# [Problem details]
Reproduce the data exactly and drop any pictures it holds.

# [Material]
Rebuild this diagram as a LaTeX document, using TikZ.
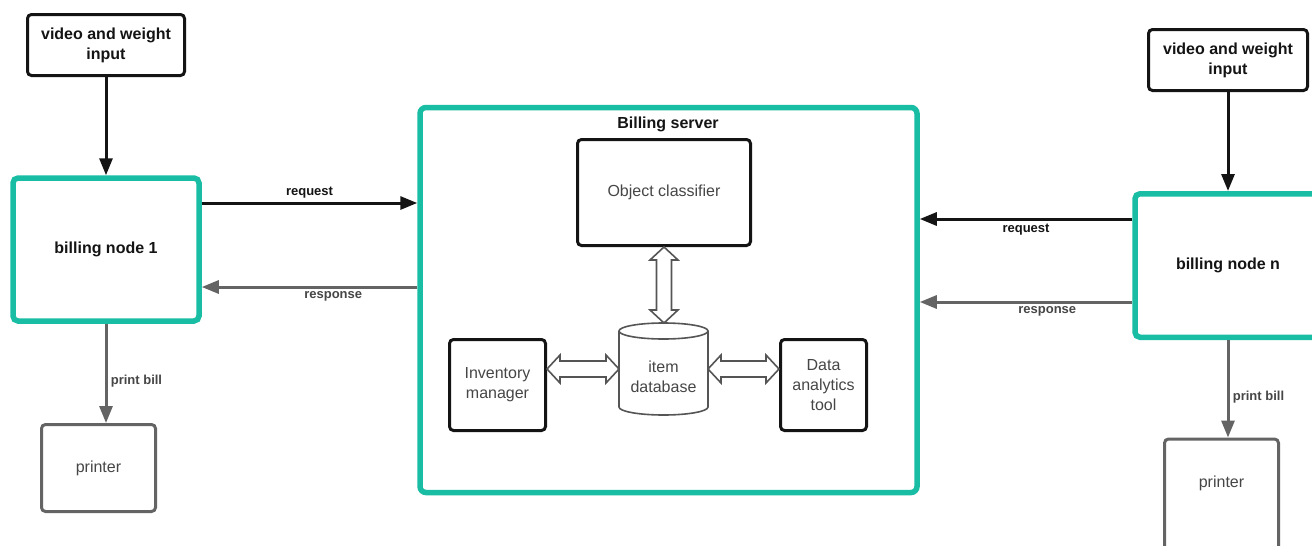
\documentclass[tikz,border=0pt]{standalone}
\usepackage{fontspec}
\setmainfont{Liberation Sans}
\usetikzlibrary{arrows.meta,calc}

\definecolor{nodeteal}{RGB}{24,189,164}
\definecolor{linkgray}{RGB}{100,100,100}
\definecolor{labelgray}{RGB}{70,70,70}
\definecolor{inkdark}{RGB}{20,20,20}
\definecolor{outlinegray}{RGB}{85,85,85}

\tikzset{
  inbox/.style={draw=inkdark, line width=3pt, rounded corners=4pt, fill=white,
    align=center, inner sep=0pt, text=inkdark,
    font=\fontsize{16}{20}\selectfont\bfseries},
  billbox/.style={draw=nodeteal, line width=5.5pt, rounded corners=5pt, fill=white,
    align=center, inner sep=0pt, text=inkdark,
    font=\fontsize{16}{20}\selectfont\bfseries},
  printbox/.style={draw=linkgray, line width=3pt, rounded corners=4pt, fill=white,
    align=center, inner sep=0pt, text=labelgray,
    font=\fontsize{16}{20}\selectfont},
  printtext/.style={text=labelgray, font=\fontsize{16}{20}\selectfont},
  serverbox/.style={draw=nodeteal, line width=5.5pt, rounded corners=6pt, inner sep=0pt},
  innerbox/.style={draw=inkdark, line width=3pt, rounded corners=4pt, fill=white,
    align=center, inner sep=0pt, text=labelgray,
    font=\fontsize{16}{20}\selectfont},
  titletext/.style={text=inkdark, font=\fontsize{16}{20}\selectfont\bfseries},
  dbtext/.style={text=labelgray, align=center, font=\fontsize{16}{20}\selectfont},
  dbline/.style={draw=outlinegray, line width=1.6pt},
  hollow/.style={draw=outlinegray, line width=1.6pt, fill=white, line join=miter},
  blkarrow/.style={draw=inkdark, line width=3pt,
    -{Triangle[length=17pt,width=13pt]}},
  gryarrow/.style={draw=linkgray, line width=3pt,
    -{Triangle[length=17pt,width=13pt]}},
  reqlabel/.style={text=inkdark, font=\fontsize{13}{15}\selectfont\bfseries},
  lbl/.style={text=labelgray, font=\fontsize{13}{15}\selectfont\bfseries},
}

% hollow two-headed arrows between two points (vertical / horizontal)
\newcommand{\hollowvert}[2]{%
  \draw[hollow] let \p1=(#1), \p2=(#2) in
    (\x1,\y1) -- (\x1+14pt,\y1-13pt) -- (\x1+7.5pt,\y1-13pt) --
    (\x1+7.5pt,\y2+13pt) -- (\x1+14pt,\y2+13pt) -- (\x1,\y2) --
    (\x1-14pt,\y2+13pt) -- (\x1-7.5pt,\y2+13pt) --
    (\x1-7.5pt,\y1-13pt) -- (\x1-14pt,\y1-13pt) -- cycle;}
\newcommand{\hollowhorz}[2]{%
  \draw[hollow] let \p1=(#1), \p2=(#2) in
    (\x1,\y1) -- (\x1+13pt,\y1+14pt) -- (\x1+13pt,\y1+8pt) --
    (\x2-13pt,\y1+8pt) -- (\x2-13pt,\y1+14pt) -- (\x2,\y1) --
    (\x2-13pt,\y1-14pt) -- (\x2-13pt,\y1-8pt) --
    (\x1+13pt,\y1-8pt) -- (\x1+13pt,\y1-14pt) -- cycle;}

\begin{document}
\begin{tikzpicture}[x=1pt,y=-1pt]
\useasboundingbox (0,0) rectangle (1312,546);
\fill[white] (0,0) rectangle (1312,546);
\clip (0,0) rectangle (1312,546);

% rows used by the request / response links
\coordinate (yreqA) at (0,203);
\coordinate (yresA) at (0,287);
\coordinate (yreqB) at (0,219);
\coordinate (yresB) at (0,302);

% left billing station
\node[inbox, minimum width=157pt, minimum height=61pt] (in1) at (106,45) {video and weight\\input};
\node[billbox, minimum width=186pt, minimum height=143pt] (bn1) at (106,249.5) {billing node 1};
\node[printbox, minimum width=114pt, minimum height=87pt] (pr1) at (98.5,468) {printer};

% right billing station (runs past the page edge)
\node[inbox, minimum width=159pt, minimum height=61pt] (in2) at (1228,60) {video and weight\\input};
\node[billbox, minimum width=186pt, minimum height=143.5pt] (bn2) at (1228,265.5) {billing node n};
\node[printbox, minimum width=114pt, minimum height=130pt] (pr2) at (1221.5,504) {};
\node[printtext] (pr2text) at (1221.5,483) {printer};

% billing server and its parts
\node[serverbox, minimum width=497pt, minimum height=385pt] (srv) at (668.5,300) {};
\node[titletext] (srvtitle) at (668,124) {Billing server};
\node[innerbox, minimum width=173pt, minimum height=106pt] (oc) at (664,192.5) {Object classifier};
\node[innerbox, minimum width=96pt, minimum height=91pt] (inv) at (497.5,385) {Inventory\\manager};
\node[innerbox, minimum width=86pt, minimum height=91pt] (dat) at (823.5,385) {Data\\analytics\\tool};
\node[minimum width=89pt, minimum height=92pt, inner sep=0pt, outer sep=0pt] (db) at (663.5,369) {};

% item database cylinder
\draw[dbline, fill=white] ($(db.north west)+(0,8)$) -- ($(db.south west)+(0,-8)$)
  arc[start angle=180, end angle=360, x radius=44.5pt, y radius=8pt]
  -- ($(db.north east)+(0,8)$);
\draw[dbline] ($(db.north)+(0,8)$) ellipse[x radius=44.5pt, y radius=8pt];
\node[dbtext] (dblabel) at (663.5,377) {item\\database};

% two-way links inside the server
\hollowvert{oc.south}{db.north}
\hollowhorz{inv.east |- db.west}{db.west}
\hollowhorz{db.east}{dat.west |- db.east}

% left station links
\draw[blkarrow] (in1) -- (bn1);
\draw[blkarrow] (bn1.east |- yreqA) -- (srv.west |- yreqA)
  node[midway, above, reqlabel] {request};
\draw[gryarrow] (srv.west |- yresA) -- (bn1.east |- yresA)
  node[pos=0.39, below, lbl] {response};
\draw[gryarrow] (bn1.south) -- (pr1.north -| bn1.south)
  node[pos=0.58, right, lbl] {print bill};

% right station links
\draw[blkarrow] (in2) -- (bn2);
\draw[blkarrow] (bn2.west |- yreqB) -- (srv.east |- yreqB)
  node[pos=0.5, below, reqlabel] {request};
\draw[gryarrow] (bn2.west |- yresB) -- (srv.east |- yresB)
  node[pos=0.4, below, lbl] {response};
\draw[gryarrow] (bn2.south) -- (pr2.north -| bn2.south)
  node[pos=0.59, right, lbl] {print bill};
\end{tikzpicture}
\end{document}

# [The output]
Rebuild this diagram as a LaTeX document, using TikZ.
\documentclass[tikz,border=0pt]{standalone}
\usepackage{fontspec}
\setmainfont{Liberation Sans}
\usetikzlibrary{arrows.meta,calc}

\definecolor{nodeteal}{RGB}{24,189,164}
\definecolor{linkgray}{RGB}{100,100,100}
\definecolor{labelgray}{RGB}{70,70,70}
\definecolor{inkdark}{RGB}{20,20,20}
\definecolor{outlinegray}{RGB}{85,85,85}

\tikzset{
  inbox/.style={draw=inkdark, line width=3pt, rounded corners=4pt, fill=white,
    align=center, inner sep=0pt, text=inkdark,
    font=\fontsize{16}{20}\selectfont\bfseries},
  billbox/.style={draw=nodeteal, line width=5.5pt, rounded corners=5pt, fill=white,
    align=center, inner sep=0pt, text=inkdark,
    font=\fontsize{16}{20}\selectfont\bfseries},
  printbox/.style={draw=linkgray, line width=3pt, rounded corners=4pt, fill=white,
    align=center, inner sep=0pt, text=labelgray,
    font=\fontsize{16}{20}\selectfont},
  printtext/.style={text=labelgray, font=\fontsize{16}{20}\selectfont},
  serverbox/.style={draw=nodeteal, line width=5.5pt, rounded corners=6pt, inner sep=0pt},
  innerbox/.style={draw=inkdark, line width=3pt, rounded corners=4pt, fill=white,
    align=center, inner sep=0pt, text=labelgray,
    font=\fontsize{16}{20}\selectfont},
  titletext/.style={text=inkdark, font=\fontsize{16}{20}\selectfont\bfseries},
  dbtext/.style={text=labelgray, align=center, font=\fontsize{16}{20}\selectfont},
  dbline/.style={draw=outlinegray, line width=1.6pt},
  hollow/.style={draw=outlinegray, line width=1.6pt, fill=white, line join=miter},
  blkarrow/.style={draw=inkdark, line width=3pt,
    -{Triangle[length=17pt,width=13pt]}},
  gryarrow/.style={draw=linkgray, line width=3pt,
    -{Triangle[length=17pt,width=13pt]}},
  reqlabel/.style={text=inkdark, font=\fontsize{13}{15}\selectfont\bfseries},
  lbl/.style={text=labelgray, font=\fontsize{13}{15}\selectfont\bfseries},
}

% hollow two-headed arrows between two points (vertical / horizontal)
\newcommand{\hollowvert}[2]{%
  \draw[hollow] let \p1=(#1), \p2=(#2) in
    (\x1,\y1) -- (\x1+14pt,\y1-13pt) -- (\x1+7.5pt,\y1-13pt) --
    (\x1+7.5pt,\y2+13pt) -- (\x1+14pt,\y2+13pt) -- (\x1,\y2) --
    (\x1-14pt,\y2+13pt) -- (\x1-7.5pt,\y2+13pt) --
    (\x1-7.5pt,\y1-13pt) -- (\x1-14pt,\y1-13pt) -- cycle;}
\newcommand{\hollowhorz}[2]{%
  \draw[hollow] let \p1=(#1), \p2=(#2) in
    (\x1,\y1) -- (\x1+13pt,\y1+14pt) -- (\x1+13pt,\y1+8pt) --
    (\x2-13pt,\y1+8pt) -- (\x2-13pt,\y1+14pt) -- (\x2,\y1) --
    (\x2-13pt,\y1-14pt) -- (\x2-13pt,\y1-8pt) --
    (\x1+13pt,\y1-8pt) -- (\x1+13pt,\y1-14pt) -- cycle;}

\begin{document}
\begin{tikzpicture}[x=1pt,y=-1pt]
\useasboundingbox (0,0) rectangle (1312,546);
\fill[white] (0,0) rectangle (1312,546);
\clip (0,0) rectangle (1312,546);

% rows used by the request / response links
\coordinate (yreqA) at (0,203);
\coordinate (yresA) at (0,287);
\coordinate (yreqB) at (0,219);
\coordinate (yresB) at (0,302);

% left billing station
\node[inbox, minimum width=157pt, minimum height=61pt] (in1) at (106,45) {video and weight\\input};
\node[billbox, minimum width=186pt, minimum height=143pt] (bn1) at (106,249.5) {billing node 1};
\node[printbox, minimum width=114pt, minimum height=87pt] (pr1) at (98.5,468) {printer};

% right billing station (runs past the page edge)
\node[inbox, minimum width=159pt, minimum height=61pt] (in2) at (1228,60) {video and weight\\input};
\node[billbox, minimum width=186pt, minimum height=143.5pt] (bn2) at (1228,265.5) {billing node n};
\node[printbox, minimum width=114pt, minimum height=130pt] (pr2) at (1221.5,504) {};
\node[printtext] (pr2text) at (1221.5,483) {printer};

% billing server and its parts
\node[serverbox, minimum width=497pt, minimum height=385pt] (srv) at (668.5,300) {};
\node[titletext] (srvtitle) at (668,124) {Billing server};
\node[innerbox, minimum width=173pt, minimum height=106pt] (oc) at (664,192.5) {Object classifier};
\node[innerbox, minimum width=96pt, minimum height=91pt] (inv) at (497.5,385) {Inventory\\manager};
\node[innerbox, minimum width=86pt, minimum height=91pt] (dat) at (823.5,385) {Data\\analytics\\tool};
\node[minimum width=89pt, minimum height=92pt, inner sep=0pt, outer sep=0pt] (db) at (663.5,369) {};

% item database cylinder
\draw[dbline, fill=white] ($(db.north west)+(0,8)$) -- ($(db.south west)+(0,-8)$)
  arc[start angle=180, end angle=360, x radius=44.5pt, y radius=8pt]
  -- ($(db.north east)+(0,8)$);
\draw[dbline] ($(db.north)+(0,8)$) ellipse[x radius=44.5pt, y radius=8pt];
\node[dbtext] (dblabel) at (663.5,377) {item\\database};

% two-way links inside the server
\hollowvert{oc.south}{db.north}
\hollowhorz{inv.east |- db.west}{db.west}
\hollowhorz{db.east}{dat.west |- db.east}

% left station links
\draw[blkarrow] (in1) -- (bn1);
\draw[blkarrow] (bn1.east |- yreqA) -- (srv.west |- yreqA)
  node[midway, above, reqlabel] {request};
\draw[gryarrow] (srv.west |- yresA) -- (bn1.east |- yresA)
  node[pos=0.39, below, lbl] {response};
\draw[gryarrow] (bn1.south) -- (pr1.north -| bn1.south)
  node[pos=0.58, right, lbl] {print bill};

% right station links
\draw[blkarrow] (in2) -- (bn2);
\draw[blkarrow] (bn2.west |- yreqB) -- (srv.east |- yreqB)
  node[pos=0.5, below, reqlabel] {request};
\draw[gryarrow] (bn2.west |- yresB) -- (srv.east |- yresB)
  node[pos=0.4, below, lbl] {response};
\draw[gryarrow] (bn2.south) -- (pr2.north -| bn2.south)
  node[pos=0.59, right, lbl] {print bill};
\end{tikzpicture}
\end{document}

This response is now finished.